Set down, word for word, only the lines from the start of the records through the line bearing "ax = fig.add_axes([113"; include no pictures.

- **ENTRIES**
■ ■ ■ ■ ■
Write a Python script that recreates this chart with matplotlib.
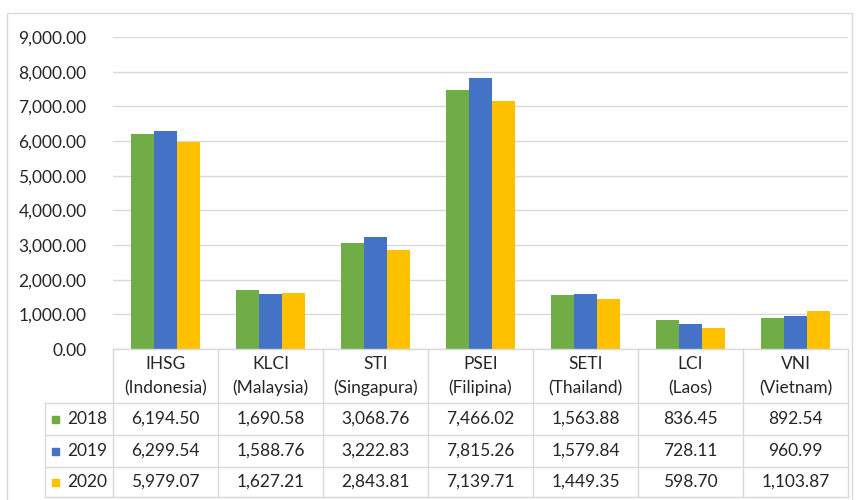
import matplotlib.pyplot as plt
from matplotlib.lines import Line2D
from matplotlib.patches import Rectangle
from matplotlib.transforms import blended_transform_factory
from matplotlib.ticker import FuncFormatter

plt.rcParams['font.family'] = ['Lato', 'DejaVu Sans']

# data
indices = ['IHSG', 'KLCI', 'STI', 'PSEI', 'SETI', 'LCI', 'VNI']
countries = ['Indonesia', 'Malaysia', 'Singapura', 'Filipina', 'Thailand', 'Laos', 'Vietnam']
years = ['2018', '2019', '2020']
v2018 = [6194.50, 1690.58, 3068.76, 7466.02, 1563.88, 836.45, 892.54]
v2019 = [6299.54, 1588.76, 3222.83, 7815.26, 1579.84, 728.11, 960.99]
v2020 = [5979.07, 1627.21, 2843.81, 7139.71, 1449.35, 598.70, 1103.87]
colors = ['#70AD47', '#4472C4', '#FFC000']

W, H = 859, 500
text_c = '#262626'
line_c = '#D9D9D9'
fs = 12.5

fig = plt.figure(figsize=(W / 100, H / 100), dpi=100)
ax = fig.add_axes([113 / W, 1 - 349 / H, (848 - 113) / W, (349 - 37) / H])

series = [v2018, v2019, v2020]
bw = 0.221
x = list(range(len(indices)))
for k, vals in enumerate(series):
    ax.bar([i + (k - 1) * bw for i in x], vals, width=bw, color=colors[k], zorder=3)

ax.set_xlim(-0.5, len(indices) - 0.5)
ax.set_ylim(0, 9000)
ax.set_yticks(range(0, 9001, 1000))
ax.yaxis.set_major_formatter(FuncFormatter(lambda v, p: f'{v:,.2f}'))
ax.tick_params(axis='y', length=0, pad=19, labelsize=fs, labelcolor=text_c)
ax.set_xticks([])
ax.grid(axis='y', color=line_c, lw=1, zorder=0)
for s in ax.spines.values():
    s.set_visible(False)

# data table below
tr = blended_transform_factory(ax.transData, fig.transFigure)
fy = lambda py: 1 - py / H
fx = lambda px: px / W

def hline(x0, x1, py):
    fig.add_artist(Line2D([fx(x0), fx(x1)], [fy(py), fy(py)], color=line_c, lw=1,
                          transform=fig.transFigure))

def vline(xd, y0, y1):
    fig.add_artist(Line2D([xd, xd], [fy(y0), fy(y1)], color=line_c, lw=1, transform=tr))

hline(113, 848, 349)
for py in [403, 435, 467, 497]:
    hline(45, 848, py)
for i in range(len(indices) + 1):
    vline(i - 0.5, 349, 497)
fig.add_artist(Line2D([fx(45), fx(45)], [fy(403), fy(497)], color=line_c, lw=1,
                      transform=fig.transFigure))

for i in x:
    fig.text(i, fy(364), indices[i], ha='center', va='center', fontsize=fs, color=text_c, transform=tr)
    fig.text(i, fy(388), f'({countries[i]})', ha='center', va='center', fontsize=fs, color=text_c, transform=tr)

row_y = [419, 451, 482]
for k, vals in enumerate(series):
    for i in x:
        fig.text(i, fy(row_y[k]), f'{vals[i]:,.2f}', ha='center', va='center', fontsize=fs,
                 color=text_c, transform=tr)
    fig.add_artist(Rectangle((fx(52), fy(row_y[k] + 3.5)), 7 / W, 7 / H, color=colors[k],
                             transform=fig.transFigure))
    fig.text(fx(67), fy(row_y[k]), years[k], ha='left', va='center', fontsize=fs, color=text_c)

# chart border
fig.add_artist(Rectangle((fx(7), fy(505)), (852 - 7) / W, (505 - 13) / H, fill=False,
                         edgecolor=line_c, lw=1, transform=fig.transFigure))

fig.savefig('out.png', dpi=100)
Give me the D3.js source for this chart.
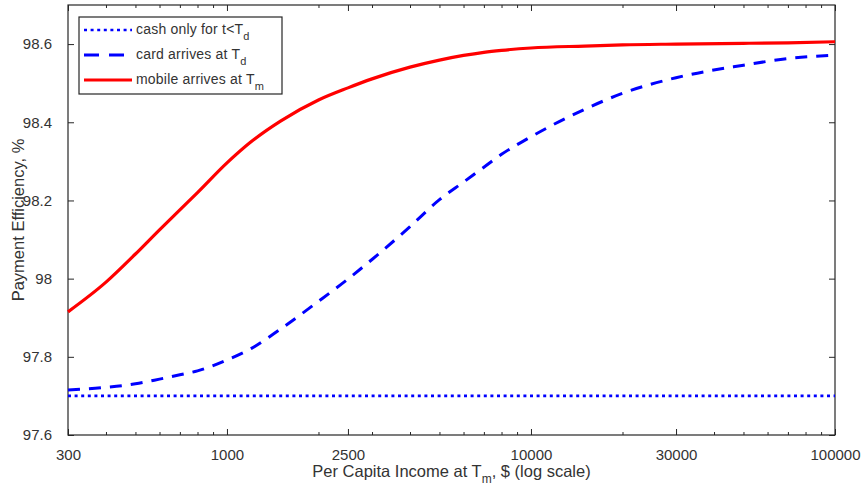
<!DOCTYPE html>
<html>
<head>
<meta charset="utf-8">
<script src="https://d3js.org/d3.v7.min.js"></script>
<style>
	body { margin: 0; background: #fff; }
	text { font-family: "Liberation Sans", Arial, sans-serif; fill: #333; }
</style>
</head>
<body>
<div class="chart"></div>
<script>
var width = 862;
var height = 487;
var margin = {left: 68, right: 27, top: 5, bottom: 52};

// income grid (x) and the three series
var income = [300, 400, 500, 600, 700, 800, 1000, 1200, 1500, 2000, 2500, 3000, 4000,
	5000, 6000, 7000, 8000, 10000, 15000, 20000, 30000, 50000, 70000, 100000];
var cardArrives = [97.715, 97.722, 97.731, 97.743, 97.754, 97.764, 97.792, 97.821, 97.871,
	97.942, 97.999, 98.049, 98.133, 98.202, 98.247, 98.285, 98.318, 98.363, 98.433,
	98.474, 98.514, 98.546, 98.563, 98.572];
var mobileArrives = [97.915, 97.991, 98.063, 98.125, 98.176, 98.220, 98.296, 98.350, 98.403,
	98.457, 98.488, 98.511, 98.541, 98.559, 98.571, 98.579, 98.584, 98.590, 98.595,
	98.598, 98.600, 98.602, 98.603, 98.606];
var cashIncome = [300, 100000];
var cashOnly = [97.7, 97.7];

var xMajorTicks = [300, 1000, 2500, 10000, 30000, 100000];
var xMinorTicks = [400, 500, 600, 700, 800, 900, 2000, 3000, 4000, 5000, 6000, 7000, 8000,
	9000, 20000, 40000, 50000, 60000, 70000, 80000, 90000];
var yTicks = [97.6, 97.8, 98, 98.2, 98.4, 98.6];

var legendItems = [
	{label: "cash only for t<T", sub: "d", color: "#0000ff", dash: "3,3.6", width: 2.6},
	{label: "card arrives at T", sub: "d", color: "#0000ff", dash: "15,10", width: 3},
	{label: "mobile arrives at T", sub: "m", color: "#ff0000", dash: null, width: 3}
];

var svg, x, y;

function draw() {
	svg = d3.select(".chart").append("svg")
		.attr("width", width)
		.attr("height", height);

	svg.append("rect")
		.attr("width", width).attr("height", height)
		.attr("fill", "#fff");

	x = d3.scaleLog().domain([300, 100000]).range([margin.left, width - margin.right]);
	y = d3.scaleLinear().domain([97.6, 98.7]).range([height - margin.bottom, margin.top]);

	draw_axes();
	draw_lines();
	draw_legend();
}

function draw_axes() {
	var x0 = x.range()[0], x1 = x.range()[1];
	var y0 = y.range()[0], y1 = y.range()[1];
	var ax = svg.append("g").attr("class", "axes");

	// bottom ticks with labels, top ticks mirrored (inward)
	var bottom = d3.axisBottom(x).tickValues(xMajorTicks).tickSizeInner(-6).tickSizeOuter(0)
		.tickFormat(d3.format("d")).tickPadding(14);
	ax.append("g").attr("transform", "translate(0," + y0 + ")").call(bottom);
	ax.append("g").attr("transform", "translate(0," + y0 + ")")
		.call(d3.axisBottom(x).tickValues(xMinorTicks).tickSizeInner(-3).tickSizeOuter(0).tickFormat(""));
	ax.append("g").attr("transform", "translate(0," + y1 + ")")
		.call(d3.axisTop(x).tickValues(xMajorTicks).tickSizeInner(-6).tickSizeOuter(0).tickFormat(""));
	ax.append("g").attr("transform", "translate(0," + y1 + ")")
		.call(d3.axisTop(x).tickValues(xMinorTicks).tickSizeInner(-3).tickSizeOuter(0).tickFormat(""));

	var left = d3.axisLeft(y).tickValues(yTicks).tickSizeInner(-6).tickSizeOuter(0)
		.tickFormat(d3.format("")).tickPadding(16);
	ax.append("g").attr("transform", "translate(" + x0 + ",0)").call(left);
	ax.append("g").attr("transform", "translate(" + x1 + ",0)")
		.call(d3.axisRight(y).tickValues(yTicks).tickSizeInner(-6).tickSizeOuter(0).tickFormat(""));

	ax.selectAll(".domain").remove();
	ax.selectAll(".tick line").attr("stroke", "#262626");
	ax.selectAll(".tick text").attr("font-size", "15px")
		.attr("font-family", "Liberation Sans, Arial, sans-serif").attr("fill", "#333");

	// box
	ax.append("rect")
		.attr("x", x0).attr("y", y1)
		.attr("width", x1 - x0).attr("height", y0 - y1)
		.attr("fill", "none").attr("stroke", "#262626").attr("stroke-width", 1.2);

	// axis titles
	var xt = svg.append("text")
		.attr("x", (x0 + x1) / 2).attr("y", 477)
		.attr("text-anchor", "middle").attr("font-size", "16.5px");
	xt.append("tspan").text("Per Capita Income at T");
	xt.append("tspan").attr("font-size", "12px").attr("dy", 6).text("m");
	xt.append("tspan").attr("dy", -6).text(", $ (log scale)");

	svg.append("text")
		.attr("transform", "translate(24," + (y0 + y1) / 2 + ") rotate(-90)")
		.attr("text-anchor", "middle").attr("font-size", "16.5px")
		.text("Payment Efficiency, %");
}

function draw_lines() {
	var line = d3.line()
		.x(function(d) { return x(d[0]); })
		.y(function(d) { return y(d[1]); })
		.curve(d3.curveMonotoneX);

	var g = svg.append("g").attr("class", "lines");

	g.append("path")
		.datum(d3.zip(cashIncome, cashOnly))
		.attr("d", line).attr("fill", "none")
		.attr("stroke", "#0000ff").attr("stroke-width", 2.6)
		.attr("stroke-dasharray", "3,3.6");

	g.append("path")
		.datum(d3.zip(income, cardArrives))
		.attr("d", line).attr("fill", "none")
		.attr("stroke", "#0000ff").attr("stroke-width", 3)
		.attr("stroke-dasharray", "12,9");

	g.append("path")
		.datum(d3.zip(income, mobileArrives))
		.attr("d", line).attr("fill", "none")
		.attr("stroke", "#ff0000").attr("stroke-width", 3.2);
}

function draw_legend() {
	var lg = svg.append("g").attr("class", "legend");
	lg.append("rect")
		.attr("x", 79).attr("y", 17).attr("width", 203).attr("height", 77)
		.attr("fill", "#fff").attr("stroke", "#262626").attr("stroke-width", 1.2);

	var rows = lg.selectAll("g.row").data(legendItems).enter().append("g")
		.attr("class", "row")
		.attr("transform", function(d, i) { return "translate(0," + (30 + i * 25) + ")"; });

	rows.append("line")
		.attr("x1", 84).attr("x2", 132).attr("y1", 0).attr("y2", 0)
		.attr("stroke", function(d) { return d.color; })
		.attr("stroke-width", function(d) { return d.width; })
		.attr("stroke-dasharray", function(d) { return d.dash; });

	var t = rows.append("text").attr("x", 136).attr("y", 4).attr("font-size", "14px")
		.attr("letter-spacing", "0.2px");
	t.append("tspan").text(function(d) { return d.label; });
	t.append("tspan").attr("font-size", "11px").attr("dy", 6).text(function(d) { return d.sub; });
}

draw();
</script>
</body>
</html>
■ ■ ■ ■ ■
- **OUTPUT OF THE TASK**
Write a Python script that recreates this chart with matplotlib.
import matplotlib.pyplot as plt
from matplotlib.lines import Line2D
from matplotlib.patches import Rectangle
from matplotlib.transforms import blended_transform_factory
from matplotlib.ticker import FuncFormatter

plt.rcParams['font.family'] = ['Lato', 'DejaVu Sans']

# data
indices = ['IHSG', 'KLCI', 'STI', 'PSEI', 'SETI', 'LCI', 'VNI']
countries = ['Indonesia', 'Malaysia', 'Singapura', 'Filipina', 'Thailand', 'Laos', 'Vietnam']
years = ['2018', '2019', '2020']
v2018 = [6194.50, 1690.58, 3068.76, 7466.02, 1563.88, 836.45, 892.54]
v2019 = [6299.54, 1588.76, 3222.83, 7815.26, 1579.84, 728.11, 960.99]
v2020 = [5979.07, 1627.21, 2843.81, 7139.71, 1449.35, 598.70, 1103.87]
colors = ['#70AD47', '#4472C4', '#FFC000']

W, H = 859, 500
text_c = '#262626'
line_c = '#D9D9D9'
fs = 12.5

fig = plt.figure(figsize=(W / 100, H / 100), dpi=100)
ax = fig.add_axes([113 / W, 1 - 349 / H, (848 - 113) / W, (349 - 37) / H])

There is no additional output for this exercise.